Use the centripetal acceleration formula to calculate the vertical acceleration.

3. Jun 25, 2014

### Vibhor

The only forces acting are Normal and the weight ,both vertical .Which forces provide centripetal acceleration to the center of mass ?

Please elaborate the general idea to solve the problem.

4. Jun 26, 2014

### Vibhor

Could somebody help me with the problem ?

5. Jun 27, 2014

### Zondrina

Does this mean the car is locked into place? As in it isn't accelerating in the vertical direction at the bottom?

If so, think along the lines of:

$\sum F_y = 0 \Rightarrow F_N = m_Ag$

There is still an acceleration towards the center though when the car reaches the top and $v_0$ changes direction.
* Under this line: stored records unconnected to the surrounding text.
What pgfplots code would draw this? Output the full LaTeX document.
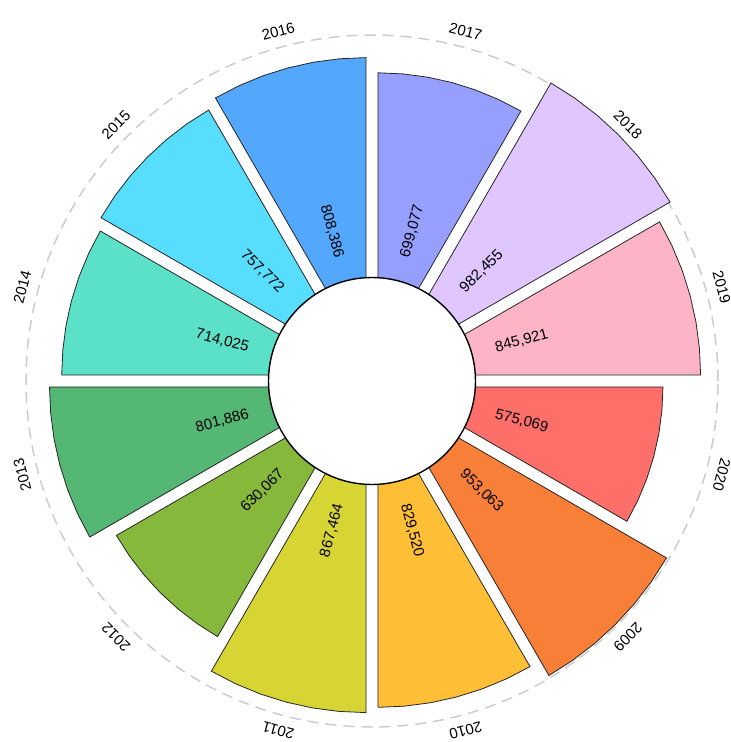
\documentclass[border=0pt]{standalone}
\usepackage{fontspec}
\setmainfont{Liberation Sans}
\usepackage{pgfplots}
\pgfplotsset{compat=1.18}
\usepgfplotslibrary{polar}
\definecolor{c2009}{HTML}{F87F38}
\definecolor{c2010}{HTML}{FEBE35}
\definecolor{c2011}{HTML}{D7D533}
\definecolor{c2012}{HTML}{86B83B}
\definecolor{c2013}{HTML}{54B773}
\definecolor{c2014}{HTML}{5BE1C7}
\definecolor{c2015}{HTML}{57DDFD}
\definecolor{c2016}{HTML}{53A7FD}
\definecolor{c2017}{HTML}{979FFE}
\definecolor{c2018}{HTML}{DFC6FE}
\definecolor{c2019}{HTML}{FEB4C7}
\definecolor{c2020}{HTML}{FF6F69}
\begin{document}
\begin{tikzpicture}[font=\fontsize{15}{18}\selectfont]
\begin{polaraxis}[
  scale only axis, width=692pt, height=692pt,
  xmin=0, xmax=360, ymin=-1358.3, ymax=1130.9,
  y coord trafo/.code={\pgfmathparse{#1+1358.3}},
  y coord inv trafo/.code={\pgfmathparse{#1-1358.3}},
  hide axis, clip=false, xtick=\empty, ytick=\empty,
  enlargelimits=false,
  bar/.style={draw=black!85, line width=0.8pt, line join=miter},
]
\coordinate (C) at (axis cs:0,-1358.3);
\draw[black!20, line width=1.5pt, dash pattern=on 11pt off 7pt] (C) circle[radius=346pt];
% values in thousands
\addplot[bar, fill=c2009, shift={(315:23pt)}] coordinates {(300,-1358.3) (300,953.063) (305,953.063) (310,953.063) (315,953.063) (320,953.063) (325,953.063) (330,953.063)} -- cycle;
\addplot[bar, fill=c2010, shift={(285:23pt)}] coordinates {(270,-1358.3) (270,829.520) (275,829.520) (280,829.520) (285,829.520) (290,829.520) (295,829.520) (300,829.520)} -- cycle;
\addplot[bar, fill=c2011, shift={(255:23pt)}] coordinates {(240,-1358.3) (240,867.464) (245,867.464) (250,867.464) (255,867.464) (260,867.464) (265,867.464) (270,867.464)} -- cycle;
\addplot[bar, fill=c2012, shift={(225:23pt)}] coordinates {(210,-1358.3) (210,630.067) (215,630.067) (220,630.067) (225,630.067) (230,630.067) (235,630.067) (240,630.067)} -- cycle;
\addplot[bar, fill=c2013, shift={(195:23pt)}] coordinates {(180,-1358.3) (180,801.886) (185,801.886) (190,801.886) (195,801.886) (200,801.886) (205,801.886) (210,801.886)} -- cycle;
\addplot[bar, fill=c2014, shift={(165:23pt)}] coordinates {(150,-1358.3) (150,714.025) (155,714.025) (160,714.025) (165,714.025) (170,714.025) (175,714.025) (180,714.025)} -- cycle;
\addplot[bar, fill=c2015, shift={(135:23pt)}] coordinates {(120,-1358.3) (120,757.772) (125,757.772) (130,757.772) (135,757.772) (140,757.772) (145,757.772) (150,757.772)} -- cycle;
\addplot[bar, fill=c2016, shift={(105:23pt)}] coordinates {(90,-1358.3) (90,808.386) (95,808.386) (100,808.386) (105,808.386) (110,808.386) (115,808.386) (120,808.386)} -- cycle;
\addplot[bar, fill=c2017, shift={(75:23pt)}] coordinates {(60,-1358.3) (60,699.077) (65,699.077) (70,699.077) (75,699.077) (80,699.077) (85,699.077) (90,699.077)} -- cycle;
\addplot[bar, fill=c2018, shift={(45:23pt)}] coordinates {(30,-1358.3) (30,982.455) (35,982.455) (40,982.455) (45,982.455) (50,982.455) (55,982.455) (60,982.455)} -- cycle;
\addplot[bar, fill=c2019, shift={(15:23pt)}] coordinates {(0,-1358.3) (0,845.921) (5,845.921) (10,845.921) (15,845.921) (20,845.921) (25,845.921) (30,845.921)} -- cycle;
\addplot[bar, fill=c2020, shift={(345:23pt)}] coordinates {(330,-1358.3) (330,575.069) (335,575.069) (340,575.069) (345,575.069) (350,575.069) (355,575.069) (360,575.069)} -- cycle;
\draw[black, line width=1.4pt, fill=white] (C) circle[radius=103.5pt];
% value labels
\node[rotate=-45] at (axis cs:315,-243.2) {953,063};
\node[rotate=-75] at (axis cs:285,-243.2) {829,520};
\node[rotate=75]  at (axis cs:255,-243.2) {867,464};
\node[rotate=45]  at (axis cs:225,-243.2) {630,067};
\node[rotate=15]  at (axis cs:195,-243.2) {801,886};
\node[rotate=-15] at (axis cs:165,-243.2) {714,025};
\node[rotate=-45] at (axis cs:135,-243.2) {757,772};
\node[rotate=-75] at (axis cs:105,-243.2) {808,386};
\node[rotate=75]  at (axis cs:75,-243.2) {699,077};
\node[rotate=45]  at (axis cs:45,-243.2) {982,455};
\node[rotate=15]  at (axis cs:15,-243.2) {845,921};
\node[rotate=-15] at (axis cs:345,-243.2) {575,069};
% year labels
\node[rotate=225] at (axis cs:315,1246) {2009};
\node[rotate=195] at (axis cs:285,1246) {2010};
\node[rotate=165] at (axis cs:255,1246) {2011};
\node[rotate=135] at (axis cs:225,1246) {2012};
\node[rotate=105] at (axis cs:195,1246) {2013};
\node[rotate=75]  at (axis cs:165,1246) {2014};
\node[rotate=45]  at (axis cs:135,1246) {2015};
\node[rotate=15]  at (axis cs:105,1246) {2016};
\node[rotate=-15] at (axis cs:75,1246) {2017};
\node[rotate=-45] at (axis cs:45,1246) {2018};
\node[rotate=-75] at (axis cs:15,1246) {2019};
\node[rotate=255] at (axis cs:345,1246) {2020};
\end{polaraxis}
\pgfresetboundingbox
\path[use as bounding box] (C) ++(-372pt,-361pt) rectangle ++(731pt,742pt);
\end{tikzpicture}
\end{document}
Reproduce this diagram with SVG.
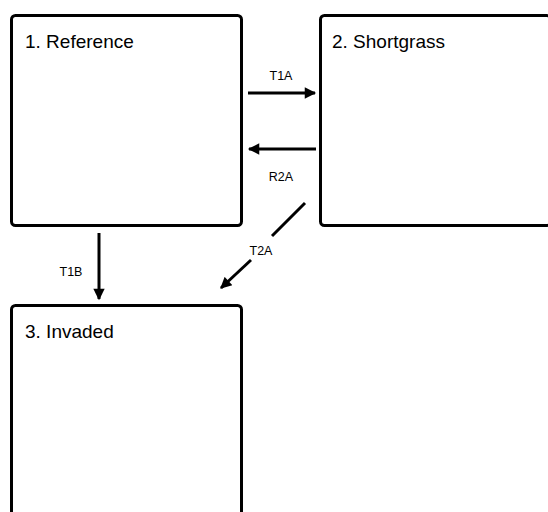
<svg xmlns="http://www.w3.org/2000/svg" width="548" height="512" viewBox="0 0 548 512">
<style>
.box{fill:#fff;stroke:#000;stroke-width:3}
.title{font-family:"Liberation Sans",Arial,sans-serif;font-size:19px;fill:#000}
.lbl{font-family:"Liberation Sans",Arial,sans-serif;font-size:12.5px;fill:#000}
.conn{stroke:#000;stroke-width:3;fill:none}
</style>
<defs>
<marker id="ah" viewBox="0 0 10 10" refX="9" refY="5" markerWidth="4.2" markerHeight="3.8" orient="auto" markerUnits="strokeWidth">
<path d="M0,0 L10,5 L0,10 z" fill="#000"/>
</marker>
</defs>
<rect width="548" height="512" fill="#fff"/>
<g id="node1">
<rect class="box" x="11.5" y="15.5" width="230" height="210" rx="4"/>
<text class="title" x="25" y="48">1. Reference</text>
</g>
<g id="node2">
<rect class="box" x="320.5" y="15.5" width="230" height="210" rx="4"/>
<text class="title" x="332" y="48">2. Shortgrass</text>
</g>
<g id="node3">
<rect class="box" x="11.5" y="305.5" width="230" height="230" rx="4"/>
<text class="title" x="25" y="338">3. Invaded</text>
</g>
<g id="connectors">
<line class="conn" x1="248" y1="93" x2="315" y2="93" marker-end="url(#ah)"/>
<text class="lbl" x="281" y="80" text-anchor="middle">T1A</text>
<line class="conn" x1="316" y1="149" x2="249" y2="149" marker-end="url(#ah)"/>
<text class="lbl" x="281" y="181" text-anchor="middle">R2A</text>
<line class="conn" x1="99" y1="233" x2="99" y2="299" marker-end="url(#ah)"/>
<text class="lbl" x="71" y="276" text-anchor="middle">T1B</text>
<line class="conn" x1="305" y1="203" x2="272" y2="236"/>
<line class="conn" x1="251" y1="260" x2="221" y2="288" marker-end="url(#ah)"/>
<text class="lbl" x="261" y="255" text-anchor="middle">T2A</text>
</g>
</svg>
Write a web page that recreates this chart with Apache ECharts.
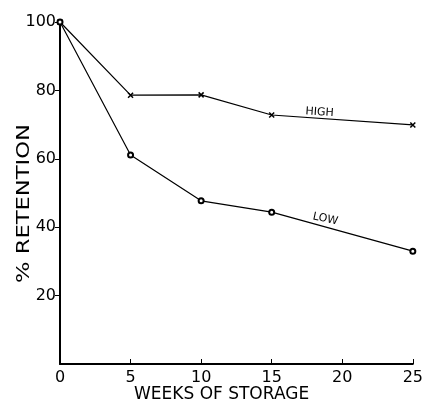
<!DOCTYPE html>
<html><head><meta charset="utf-8">
<script src="https://cdn.jsdelivr.net/npm/echarts@6/dist/echarts.min.js"></script>
<style>html,body{margin:0;padding:0;background:#fff}#c{width:426px;height:402px}</style>
</head><body><div id="c"></div>
<script>
var weeks = [0, 5, 10, 15, 25];
var highValues = [100, 78.6, 78.7, 72.8, 69.9];
var lowValues = [100, 61.1, 47.7, 44.4, 33.0];
var xTicks = [0, 5, 10, 15, 20, 25];
var yTicks = [20, 40, 60, 80, 100];
var seriesNames = ['HIGH', 'LOW'];
var labelPos = {HIGH: [18.4, 73.6], LOW: [18.8, 42.4]};

var font = 'DejaVu Sans';
var chart = echarts.init(document.getElementById('c'));
function pairs(xs, ys){ return xs.map(function(x,i){return [x, ys[i]];}); }
chart.setOption({
  animation: false,
  grid: {left: 60, right: 12, top: 22, bottom: 38},
  xAxis: {
    type: 'value', min: 0, max: 25, interval: 5,
    axisLine: {lineStyle: {color: '#000', width: 2}},
    axisTick: {inside: true, length: 5, customValues: xTicks.slice(1), lineStyle: {color: '#000', width: 1}},
    splitLine: {show: false},
    axisLabel: {color: '#000', fontFamily: font, fontSize: 16, margin: 6, customValues: xTicks}
  },
  yAxis: {
    type: 'value', min: 0, max: 100, interval: 20,
    axisLine: {show: true, lineStyle: {color: '#000', width: 2}},
    axisTick: {show: true, length: 5, customValues: yTicks, lineStyle: {color: '#000', width: 1}},
    splitLine: {show: false},
    axisLabel: {color: '#000', fontFamily: font, fontSize: 16, margin: 4, customValues: yTicks}
  },
  graphic: [
    {type: 'text', left: 134, top: 386, style: {text: 'WEEKS OF STORAGE', fontFamily: font, fontSize: 17, fill: '#000'}},
    {type: 'text', x: 16, y: 283, rotation: Math.PI/2, scaleX: 1.33, style: {text: '% RETENTION', fontFamily: font, fontSize: 17, fill: '#000'}}
  ],
  series: [
    {name: seriesNames[0], type: 'line', data: pairs(weeks, highValues),
     symbol: 'path://M-1,-1L1,1M1,-1L-1,1', symbolSize: 5, showAllSymbol: true,
     lineStyle: {color: '#000', width: 1.2},
     itemStyle: {color: '#000', borderColor: '#000', borderWidth: 1.5},
     markPoint: {symbol: 'circle', symbolSize: 0, data: [{coord: labelPos.HIGH, value: 'HIGH'}],
       label: {show: true, formatter: 'HIGH', color: '#000', fontFamily: font, fontSize: 11, rotate: -4}}},
    {name: seriesNames[1], type: 'line', data: pairs(weeks, lowValues),
     symbol: 'emptyCircle', symbolSize: 5, showAllSymbol: true,
     lineStyle: {color: '#000', width: 1.2},
     itemStyle: {color: '#000', borderColor: '#000', borderWidth: 1},
     markPoint: {symbol: 'circle', symbolSize: 0, data: [{coord: labelPos.LOW, value: 'LOW'}],
       label: {show: true, formatter: 'LOW', color: '#000', fontFamily: font, fontSize: 11, rotate: -12}}}
  ]
});
</script></body></html>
$\sum F_n = m_A(\frac{v_0^2}{R})$

I seem to get $v_0 = \sqrt{2gR}$, not sure where the $8$ in the answer came from though.

Last edited: Jun 27, 2014
6. Jun 27, 2014

### Vibhor

Thanks for trying to help me :) .

This is incorrect .

If A is experiencing centripetal acceleration at the bottom ,then it means it surely has acceleration in upwards direction.

Again this is wrong . $v_0$ is the speed of the CM of the hoop ,not that of mass A .

The answer I have given in OP is correct .

Last edited: Jun 27, 2014
7. Jun 27, 2014

### Zondrina

Oh wow, I'm sorry. That will teach me to not relax after an exam, pretty tired.

On topic though... I'm thinking that conservation of energy will be of use here as the point mass moves from the bottom to the top.

8. Jun 27, 2014

### Zondrina

I'm not entirely sure about this, but you mentioned that the mass of A was $2m$. Put a datum through the bottom at $A$. So at the top the car posses potential. Then:

$\frac{1}{2} m v_0^2 = (2m)g(2R)$
$v_0 = \sqrt{8gR}$

9. Jun 27, 2014

### Vibhor

No. Mass of A is m .

This is incorrect .

On the left you have considered only the translational KE of the hoop whereas the hoop also has rotational KE . On the right you are considering only the PE of the mass A ?

Do you believe the hoop comes to rest when the mass A is at the top ? If not ,where is the KE of the hoop ?

10. Jun 27, 2014

### TSny

For the minimum initial speed vo for which bouncing first occurs, it was not obvious to me where the mass A will be located at the instant the normal force goes to zero. It is tempting to just assume that A will be at the top of the hoop at that instant, but in principle you would need to justify that assumption. I found it messy to prove. But maybe there is a nice, simple argument for it.

Can you find an expression for the y coordinate of the CM of the system in terms of the angle of rotation θ of the hoop (with θ = 0 when mass A is at the bottom)?

If so, try to use it to determine ay of the CM of the system in terms of the speed v of the center of the hoop at the instant mass A is at the top of the hoop.